EXERCISE: Your task is to retype the lines from the opening of the material through the line that includes "plt.rcParams['font.family'] = ['Noto". Do not copy the pictures.
[COLLECTED MATERIAL start]
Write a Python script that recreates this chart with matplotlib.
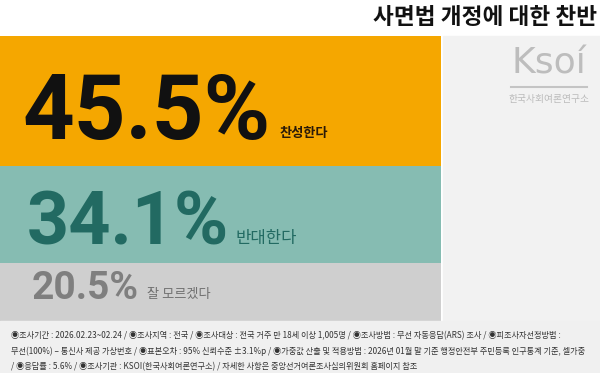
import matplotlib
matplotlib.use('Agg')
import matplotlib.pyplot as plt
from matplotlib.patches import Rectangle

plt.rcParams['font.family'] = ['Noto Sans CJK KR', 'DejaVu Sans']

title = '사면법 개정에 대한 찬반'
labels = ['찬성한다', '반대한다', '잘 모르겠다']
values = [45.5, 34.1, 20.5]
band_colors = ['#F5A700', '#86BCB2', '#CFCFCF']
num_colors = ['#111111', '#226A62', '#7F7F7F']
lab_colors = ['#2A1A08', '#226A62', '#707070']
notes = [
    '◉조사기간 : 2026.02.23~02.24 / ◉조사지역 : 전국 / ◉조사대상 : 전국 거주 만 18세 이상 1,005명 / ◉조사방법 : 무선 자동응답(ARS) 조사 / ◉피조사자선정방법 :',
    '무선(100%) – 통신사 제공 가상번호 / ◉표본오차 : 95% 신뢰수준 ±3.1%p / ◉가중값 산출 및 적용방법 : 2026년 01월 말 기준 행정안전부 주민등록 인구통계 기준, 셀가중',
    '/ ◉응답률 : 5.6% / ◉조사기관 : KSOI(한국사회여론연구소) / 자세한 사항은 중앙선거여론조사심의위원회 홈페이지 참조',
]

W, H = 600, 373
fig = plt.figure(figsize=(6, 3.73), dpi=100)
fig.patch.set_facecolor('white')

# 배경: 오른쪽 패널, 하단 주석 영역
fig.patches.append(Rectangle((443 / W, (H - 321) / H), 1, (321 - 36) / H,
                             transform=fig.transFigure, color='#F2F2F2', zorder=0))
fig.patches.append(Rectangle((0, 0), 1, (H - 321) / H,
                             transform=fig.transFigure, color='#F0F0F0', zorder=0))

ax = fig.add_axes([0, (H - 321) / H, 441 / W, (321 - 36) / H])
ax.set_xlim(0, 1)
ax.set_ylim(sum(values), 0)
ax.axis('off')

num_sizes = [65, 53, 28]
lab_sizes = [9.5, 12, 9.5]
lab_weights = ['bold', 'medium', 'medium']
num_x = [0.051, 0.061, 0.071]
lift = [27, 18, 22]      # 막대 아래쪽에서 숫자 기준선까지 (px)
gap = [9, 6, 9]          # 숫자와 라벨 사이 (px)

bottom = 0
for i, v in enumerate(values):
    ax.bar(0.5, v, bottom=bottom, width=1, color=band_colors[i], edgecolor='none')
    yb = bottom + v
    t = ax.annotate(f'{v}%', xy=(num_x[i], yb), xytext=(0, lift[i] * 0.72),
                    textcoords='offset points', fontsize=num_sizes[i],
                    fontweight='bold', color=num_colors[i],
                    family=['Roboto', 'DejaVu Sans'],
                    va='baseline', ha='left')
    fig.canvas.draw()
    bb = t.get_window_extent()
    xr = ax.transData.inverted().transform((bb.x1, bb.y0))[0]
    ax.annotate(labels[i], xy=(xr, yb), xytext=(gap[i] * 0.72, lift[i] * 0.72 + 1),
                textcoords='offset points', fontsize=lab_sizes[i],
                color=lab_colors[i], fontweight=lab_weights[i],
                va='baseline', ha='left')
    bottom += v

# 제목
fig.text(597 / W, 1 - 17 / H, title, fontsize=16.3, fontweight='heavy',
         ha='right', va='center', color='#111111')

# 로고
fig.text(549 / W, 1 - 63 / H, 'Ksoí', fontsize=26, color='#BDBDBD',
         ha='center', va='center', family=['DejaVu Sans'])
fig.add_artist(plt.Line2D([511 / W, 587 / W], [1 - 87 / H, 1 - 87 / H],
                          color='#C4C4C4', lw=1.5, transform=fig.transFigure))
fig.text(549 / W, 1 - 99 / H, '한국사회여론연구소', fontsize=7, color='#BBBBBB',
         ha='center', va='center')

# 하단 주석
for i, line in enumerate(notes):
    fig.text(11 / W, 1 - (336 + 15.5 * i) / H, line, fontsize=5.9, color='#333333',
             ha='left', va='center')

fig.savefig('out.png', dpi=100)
[COLLECTED MATERIAL end]
ANSWER FOR THE TASK:
Write a Python script that recreates this chart with matplotlib.
import matplotlib
matplotlib.use('Agg')
import matplotlib.pyplot as plt
from matplotlib.patches import Rectangle

plt.rcParams['font.family'] = ['Noto Sans CJK KR', 'DejaVu Sans']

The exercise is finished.